Now your part is to be prepared and have a plan. Don't start on the cystotomy, get in the middle of the procedure, then look at the technician, and say, "Now what?" In many cases, reviewing the latest literature may give you a chance to improve your hospital's performance on certain procedures. It's a two-way street—make the most of the opportunity he gives you.
A word of caution: Baking three cakes doesn't qualify you to undertake a five-tiered wedding cake. To paraphrase Clint Eastwood, "A man's got to know his limitations." Don't start something you don't understand, and remember to ask for help if you need it. The willingness to ask for help is a strength—not a weakness.
Dr. Rollo: My boss is very interested in my opinion on tough cases. He knows that times have changed since he was in school and that I may have a different take on a procedure or treatment than what he's used to. I'm more than happy to give my two cents' worth—because usually I'm asking for at least a nickel's worth of information back.
In general, our work environment is very open. Many of my ideas have been put into place. However, a business isn't a democracy and the boss gets the final say. Every young gun comes into practice and thinks he knows the best way to do everything. Yet it isn't my huge investment that keeps the hospital running, and I don't have 20 years of making mistakes to learn from. I figure I have plenty of time to make my own mistakes.
Dr. VanVranken: We've all visited or been exposed to other practices and muttered to ourselves, "If this were my practice, I would ... " My suggestion is to figure out what hill you want to die on. Pick just one or two things that you passionately feel should change, then share your thoughts during a quiet time. It very well could be your boss has been contemplating that change himself and your information will help.
Under no circumstances should you blurt out frustrations in the heat of battle or in front of clients, employees, or both. Case in point: Our doctors have been contemplating purchasing a new ultrasound machine. If you hand an ultrasound image to your boss and say, "I HATE THIS MACHINE," that probably won't elicit the response you'd like.

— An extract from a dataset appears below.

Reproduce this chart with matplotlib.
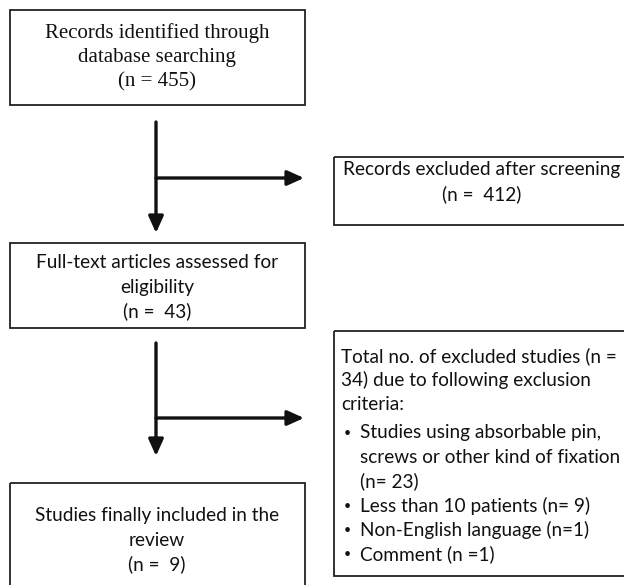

A more pragmatic approach: Go to lunch with your boss and have a well-thought-out, unemotional discussion about enhancing your hospital's ultrasound capabilities. Discussing the benefits for both your patients and clients will be better received.
Dr. Philip VanVranken
Of course, different bosses respond to different approaches, so you have to figure out the best approach for you. But remember, the client and patient should always be at the center of your plans to implement change.
The bottom line
To launch a winning career, a new doctor must find his place on the team, identifying his strengths and areas he needs to improve. A successful rookie values his team's experience—and still has enough confidence to contribute.
Dr. Andrew Rollo
Trying to help your rookie along? Give your newest hotshot the freedom to think, the confidence to swing, and the room to err—and learn, of course.